「ライトノベルの表紙をおじさん向けにしてみよう」という企画がおもしろい。
一時期、本屋さんに行くとよく思ったのが、
「昔読んだ本が、ずいぶんと今風の表紙になってるなあ」。
アニメ化や映画化で、その1シーンが抜粋されているものは昔からあったが、昨今では売れっ子のマンガ家やイラストレーターが、今の読者層や若いファン開拓のため、オリジナルの絵で腕を振るうケースも多い。
私はミステリファンなので、そこから例を挙げてみると、たとえば本格推理の巨匠エラリー・クイーン。
中学生のころからお世話になってるハヤカワ・ミステリ文庫(ハヤカワでは「エラリイ・クイーン」表記)だと、こういうの。
ちょっと抽象画チックなのが味である。
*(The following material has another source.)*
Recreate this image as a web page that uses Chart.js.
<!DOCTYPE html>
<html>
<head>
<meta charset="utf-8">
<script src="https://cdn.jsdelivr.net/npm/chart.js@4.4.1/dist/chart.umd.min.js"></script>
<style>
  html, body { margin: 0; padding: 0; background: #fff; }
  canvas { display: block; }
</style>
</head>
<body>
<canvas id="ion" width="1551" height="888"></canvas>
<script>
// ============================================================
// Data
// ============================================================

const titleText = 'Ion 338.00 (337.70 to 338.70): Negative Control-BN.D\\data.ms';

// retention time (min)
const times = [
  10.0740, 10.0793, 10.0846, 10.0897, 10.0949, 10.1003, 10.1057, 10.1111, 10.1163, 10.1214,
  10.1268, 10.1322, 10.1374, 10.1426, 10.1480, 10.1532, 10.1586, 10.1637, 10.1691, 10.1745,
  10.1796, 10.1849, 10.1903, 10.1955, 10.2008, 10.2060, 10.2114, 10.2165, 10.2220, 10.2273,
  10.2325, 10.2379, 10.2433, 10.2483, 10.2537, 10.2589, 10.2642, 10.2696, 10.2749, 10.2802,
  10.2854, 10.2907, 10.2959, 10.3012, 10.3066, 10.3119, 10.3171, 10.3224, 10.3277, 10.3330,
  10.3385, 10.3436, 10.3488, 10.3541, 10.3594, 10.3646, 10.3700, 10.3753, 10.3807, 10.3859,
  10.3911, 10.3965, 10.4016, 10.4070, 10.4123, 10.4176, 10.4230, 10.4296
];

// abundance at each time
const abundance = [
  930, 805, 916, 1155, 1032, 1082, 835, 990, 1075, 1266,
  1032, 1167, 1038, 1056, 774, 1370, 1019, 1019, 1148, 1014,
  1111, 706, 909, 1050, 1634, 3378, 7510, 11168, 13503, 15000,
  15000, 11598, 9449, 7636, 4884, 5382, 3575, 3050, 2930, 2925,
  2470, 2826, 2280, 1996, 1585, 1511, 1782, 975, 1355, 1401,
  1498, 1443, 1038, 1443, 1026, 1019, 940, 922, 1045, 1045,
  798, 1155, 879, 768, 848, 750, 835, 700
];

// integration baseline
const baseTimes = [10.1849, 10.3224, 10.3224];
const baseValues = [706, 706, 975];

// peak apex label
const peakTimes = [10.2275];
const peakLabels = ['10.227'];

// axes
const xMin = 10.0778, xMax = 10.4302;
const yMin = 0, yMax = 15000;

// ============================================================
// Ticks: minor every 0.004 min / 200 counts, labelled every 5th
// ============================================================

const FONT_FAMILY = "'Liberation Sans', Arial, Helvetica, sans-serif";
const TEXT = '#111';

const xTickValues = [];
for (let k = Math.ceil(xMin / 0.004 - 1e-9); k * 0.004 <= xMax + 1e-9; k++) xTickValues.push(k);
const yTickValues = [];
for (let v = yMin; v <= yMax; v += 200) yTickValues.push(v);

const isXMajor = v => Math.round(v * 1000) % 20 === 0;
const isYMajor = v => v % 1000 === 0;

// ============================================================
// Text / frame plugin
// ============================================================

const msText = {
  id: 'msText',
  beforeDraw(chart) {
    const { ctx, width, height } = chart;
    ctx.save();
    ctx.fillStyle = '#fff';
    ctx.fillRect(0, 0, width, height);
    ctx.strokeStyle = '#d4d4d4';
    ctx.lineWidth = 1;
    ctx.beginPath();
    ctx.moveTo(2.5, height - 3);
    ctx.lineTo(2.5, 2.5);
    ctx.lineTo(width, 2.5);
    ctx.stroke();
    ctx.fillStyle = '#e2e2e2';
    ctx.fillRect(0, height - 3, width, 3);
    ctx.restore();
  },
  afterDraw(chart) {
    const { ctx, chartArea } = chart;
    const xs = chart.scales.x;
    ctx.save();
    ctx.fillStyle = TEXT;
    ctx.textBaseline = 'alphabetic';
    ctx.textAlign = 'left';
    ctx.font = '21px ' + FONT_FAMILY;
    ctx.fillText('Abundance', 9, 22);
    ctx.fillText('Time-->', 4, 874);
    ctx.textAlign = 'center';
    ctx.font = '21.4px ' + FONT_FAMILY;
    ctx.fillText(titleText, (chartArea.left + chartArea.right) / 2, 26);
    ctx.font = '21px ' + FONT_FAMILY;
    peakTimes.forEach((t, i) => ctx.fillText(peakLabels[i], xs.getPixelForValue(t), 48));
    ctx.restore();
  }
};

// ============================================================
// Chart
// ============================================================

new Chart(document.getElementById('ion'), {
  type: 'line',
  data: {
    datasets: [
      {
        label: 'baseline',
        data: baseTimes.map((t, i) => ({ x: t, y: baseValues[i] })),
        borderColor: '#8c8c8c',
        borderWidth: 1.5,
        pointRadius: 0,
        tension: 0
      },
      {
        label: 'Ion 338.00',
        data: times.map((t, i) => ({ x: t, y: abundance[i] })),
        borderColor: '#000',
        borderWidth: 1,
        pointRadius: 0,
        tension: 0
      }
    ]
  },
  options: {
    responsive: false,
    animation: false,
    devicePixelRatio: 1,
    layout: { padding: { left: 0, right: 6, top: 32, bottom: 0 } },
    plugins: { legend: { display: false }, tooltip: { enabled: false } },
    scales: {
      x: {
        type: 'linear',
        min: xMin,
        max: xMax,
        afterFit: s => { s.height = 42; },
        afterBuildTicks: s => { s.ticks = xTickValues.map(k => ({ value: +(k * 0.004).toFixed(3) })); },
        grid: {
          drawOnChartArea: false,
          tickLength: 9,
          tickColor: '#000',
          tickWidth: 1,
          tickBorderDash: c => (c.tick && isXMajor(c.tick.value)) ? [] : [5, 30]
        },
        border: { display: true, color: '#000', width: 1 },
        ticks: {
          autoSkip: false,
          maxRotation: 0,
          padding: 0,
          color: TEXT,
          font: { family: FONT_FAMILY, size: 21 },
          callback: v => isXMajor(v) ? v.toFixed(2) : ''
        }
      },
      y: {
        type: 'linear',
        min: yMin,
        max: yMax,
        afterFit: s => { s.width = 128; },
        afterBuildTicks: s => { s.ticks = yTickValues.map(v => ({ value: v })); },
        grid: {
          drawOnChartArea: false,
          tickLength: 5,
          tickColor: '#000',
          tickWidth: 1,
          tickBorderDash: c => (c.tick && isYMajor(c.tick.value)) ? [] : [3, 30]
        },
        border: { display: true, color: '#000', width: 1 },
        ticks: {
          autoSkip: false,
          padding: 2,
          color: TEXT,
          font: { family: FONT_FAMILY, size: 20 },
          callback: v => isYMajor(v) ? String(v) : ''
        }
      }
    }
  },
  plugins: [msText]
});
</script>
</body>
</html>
「ハヤカワ(&創元)」率が相当高いウチの本棚には、この絵面がおなじみである。
これが今だと、やっぱ地味だよなーということで、角川文庫の表紙がこちら。
クールなエラリー様で、なかなかカッコイイ。
越前敏弥先生の新訳もすばらしく、これなら「読んでみよう(買い直そう)」という気になるではあるまいか。
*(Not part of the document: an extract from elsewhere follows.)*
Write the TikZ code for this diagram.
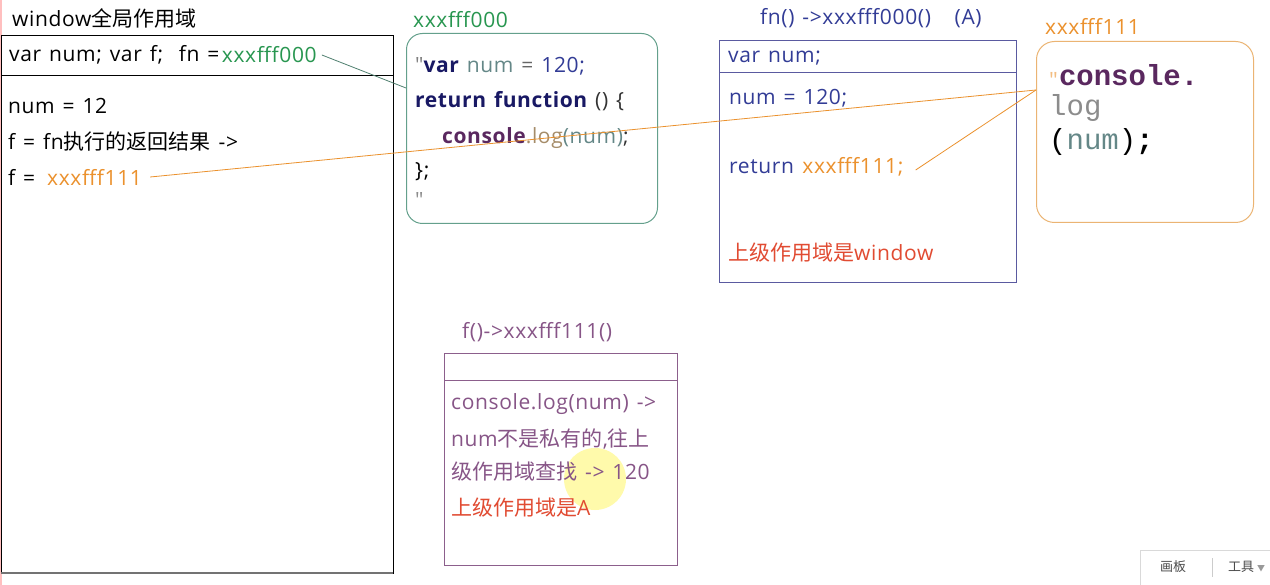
\documentclass[tikz,border=0pt]{standalone}
\usepackage{fontspec}
\setmainfont{Open Sans}[LetterSpace=3,WordSpace=1.3]
\newfontfamily\qfont{Open Sans}[Ligatures=TeXOff]
\newfontfamily\cjk{Noto Sans CJK SC}
\newfontfamily\codemono{Liberation Mono}[Ligatures=TeXOff]
\usetikzlibrary{positioning}

\definecolor{wingreen}{RGB}{40,150,80}
\definecolor{tealbox}{RGB}{100,160,140}
\definecolor{slate}{RGB}{90,90,160}
\definecolor{navy}{RGB}{50,60,150}
\definecolor{kwnavy}{RGB}{25,25,100}
\definecolor{orng}{RGB}{235,145,45}
\definecolor{orbox}{RGB}{235,180,115}
\definecolor{plum}{RGB}{140,95,140}
\definecolor{plumtxt}{RGB}{135,85,135}
\definecolor{redtxt}{RGB}{225,75,50}
\definecolor{varg}{RGB}{100,135,135}
\definecolor{logbr}{RGB}{165,140,105}
\definecolor{cons}{RGB}{90,40,95}

\tikzset{
	txt/.style={anchor=west, inner sep=0pt, font=\fontsize{21}{23}\selectfont},
	code/.style={anchor=west, inner sep=0pt, font=\fontsize{29}{32}\selectfont\codemono},
	frame/.style={anchor=north west, inner sep=0pt, line width=1pt},
}

\begin{document}
\begin{tikzpicture}[x=1pt,y=-1pt]
	\useasboundingbox (0,0) rectangle (1270,585);
	\fill[white] (0,0) rectangle (1270,585);
	\draw[red!25, line width=1.5pt] (0.8,0)--(0.8,585);

	% window
	\node[txt] (wtitle) at (12,18) {window{\cjk 全局作用域}};
	\node[frame, draw=black, minimum width=392, minimum height=538] (win) at (1,35) {};
	\draw[black!55, line width=1.5pt] (1,573)--(393,573);
	\draw (1,75)--(393,75);
	\node[txt] (wvar) at (9,55) {var num; var f;\ \ fn =};
	\node[txt, text=wingreen, right=2pt of wvar.east, anchor=west] (fnval) {xxxfff000};
	\node[txt] (wnum) at (8,106) {num = 12};
	\node[txt] (wf) at (8,142) {f = fn{\cjk 执行的返回结果} ->};
	\node[txt] (wf2) at (8,177) {f =};
	\node[txt, text=orng] (f111) at (47,177) {xxxfff111};

	% xxxfff000
	\node[txt, text=wingreen] (gtitle) at (413,20) {xxxfff000};
	\node[frame, draw=tealbox, rounded corners=16pt, minimum width=251, minimum height=190] (gbox) at (406,33) {};
	\node[txt] (g1) at (415,66) {\textcolor{black!50}{\qfont"}\textcolor{kwnavy}{\bfseries var} \textcolor{varg}{num} \textcolor{black!60}{=} \textcolor{navy}{120;}};
	\node[txt] (g2) at (415,101) {\textcolor{kwnavy}{\bfseries return function} \textcolor{black!80}{() \{}};
	\node[txt] (g3) at (442,138) {\textcolor{cons}{\bfseries console}\textcolor{logbr}{.log}\textcolor{varg}{(num)}\textcolor{black!80}{;}};
	\node[txt] (g4) at (415,172) {\};};
	\node[txt, text=black!45] (g5) at (415,200) {\qfont"};
	\coordinate (gin) at (406,88);

	% fn() A
	\node[txt, text=navy] (atitle) at (760,18) {fn() ->xxxfff000()\ \ \ (A)};
	\node[frame, draw=slate, minimum width=297, minimum height=242] (abox) at (719,40) {};
	\draw[slate] (719,72)--(1016,72);
	\node[txt, text=navy] (a1) at (728,58) {var num;};
	\node[txt, text=navy] (a2) at (729,98) {num = 120;};
	\node[txt, text=navy] (a3) at (729,167) {return};
	\node[txt, text=orng, right=8pt of a3.east, anchor=west] (ret111) {xxxfff111;};
	\node[txt, text=redtxt] (a4) at (728,253) {{\cjk 上级作用域是}window};

	% xxxfff111
	\node[txt, text=orng] (otitle) at (1045,26) {xxxfff111};
	\node[frame, draw=orbox, rounded corners=18pt, minimum width=217, minimum height=181] (obox) at (1036,41) {};
	\node[code] (o1) at (1048,75) {\textcolor{orng!60}{\fontsize{18}{20}\selectfont"}\textcolor{cons}{\bfseries console.}};
	\node[code, text=black!45] (o2) at (1049,108) {log};
	\node[code] (o3) at (1049,142) {(\textcolor{varg}{num})\textbf{;}};
	\coordinate (oin) at (1036,90);

	% f()
	\node[txt, text=plumtxt] (ptitle) at (462,332) {f()->xxxfff111()};
	\node[frame, draw=plum, minimum width=233, minimum height=212] (pbox) at (444,353) {};
	\draw[plum] (444,380)--(677,380);
	\fill[yellow!55, opacity=0.6] (595,479) circle (31);
	\node[txt, text=plumtxt] (p1) at (451,404) {console.log(num) ->};
	\node[txt, text=plumtxt] (p2) at (451,439) {num{\cjk 不是私有的},{\cjk 往上}};
	\node[txt, text=plumtxt] (p3) at (451,472) {{\cjk 级作用域查找} -> 120};
	\node[txt, text=redtxt] (p4) at (451,508) {{\cjk 上级作用域是}A};

	% links
	\draw[tealbox!80!black, line width=0.8pt] (fnval.east)++(5,0)--(gin);
	\draw[orng, line width=0.8pt] (f111.east)++(8,0)--(oin);
	\draw[orng, line width=0.8pt] (ret111.east)++(12,3)--(oin);

	% toolbar
	\draw[black!15, fill=white] (1140,585)--(1140,550)--(1275,550);
	\node[txt, font=\fontsize{13}{14}\selectfont\cjk, text=black!70] (tb1) at (1160,567) {画板};
	\draw[black!20] (1212,558)--(1212,577);
	\node[txt, font=\fontsize{13}{14}\selectfont\cjk, text=black!70] (tb2) at (1228,567) {工具 \textcolor{black!40}{\fontsize{8}{9}\selectfont▼}};
\end{tikzpicture}
\end{document}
アニメ調のイラストは、やはりジュブナイル系と相性が良く、ミスヲタ子供読み物の定番といえば、江戸川乱歩先生の『少年探偵団』シリーズ。
これも、自分が小学校の図書館でむさぼり読んだのが、こういうの。
ずいぶん時代がかった「少年読み物」といった絵柄だが、おそらくこれは当時の(1930年代!)「アニメ絵」のようなもので、子供の食いつきもよかったのだろう。
これが、今だとこんな感じ。
今の子が手に取るのは、こっちだなあ。実際、乱歩先生の作品は「怖い」という印象が強いから、それでスルーしちゃう子供もいるというし。
同じく乱歩先生では、『屋根裏の散歩者』がこちら。
「春陽堂書店」版ということで、ミステリ読みにはおなじみ。グレゴリ青山さんをはじめ、レトロ昭和ファンにはたまらん一品。
それが今だと、こうなります。
アニメ『乱歩奇譚』のものだけど、もう同じ内容の本とは思えません(笑)。
てか、「青い鳥文庫」あたりで明智小五郎や小林少年にふれて、「もっと読みたい!」と目をキラキラさせている子供に、春陽堂書店のを見せたら、間違いなく泣くなあ。怖いよ!
こういった変遷に関しては賛否両論で、お笑いコンビ「メイプル超合金」のカズレーザーさんのように、
「表紙がアニメっぽいのが苦手なんですよ」
という人もいれば、SF作家の山本弘さんのように、
「ハヤカワのSFなどは、以前は挿絵がついているのが普通だった(カズさんはグレッグ・イーガンなど海外SFの大ファン)」。
と反論される人もいて、たしかにジェイムズ・ティプトリー・ジュニアの大傑作『たったひとつの冴えたやりかた』は川原由美子先生のイラストがイメージにピッタリで、その魅力も三倍増し、いやそれ以上のものになっている。
これに関しては、どこまでいっても好みの問題だけど、私自身は中身は同じなわけだし、それだったらあまりに違和感のあるモノ(まあ、これも結構あるにはあるんですが)以外は、まあいいんでないかと。
で、こういった流れを受けて、イラストレーターの北村ヂンさんが考えたのが冒頭の
「ライトノベルの表紙をおじさん向けにしてみよう」(→こちら)
『涼宮ハルヒ』と『三姉妹探偵団』のコラボとか、いやもう同世代くらいの「元若者」には爆笑必至。
岩波文庫版『エロマンガ先生』なんて、よく思いつくなあ。フランス書院版もいいね! いやあ、おもしろい。
あとやっぱり、SFの世界で最強の「ジャケ買い」といえば、これでしょう。
ジェイムズ・H・シュミッツ『惑星カレスの魔女』。
表紙を描いたのは、もちろんのこと宮崎駿大師匠。これが平積みになってたら、とにもかくにも買うことになってしまう。
中身の方は、「まあ、そこそこおもしろいスペースオペラかな」くらいだから、この表紙による魅力の「かさ増し」感はなかなかのもの。
でも、やっぱり買って損はさせない、すばらしい絵ではないか。積読にするだけでも価値がある。
ちなみに、原書はコレ。
アメリカンだなあ。これまた、同じ作品とは思えませんねえ。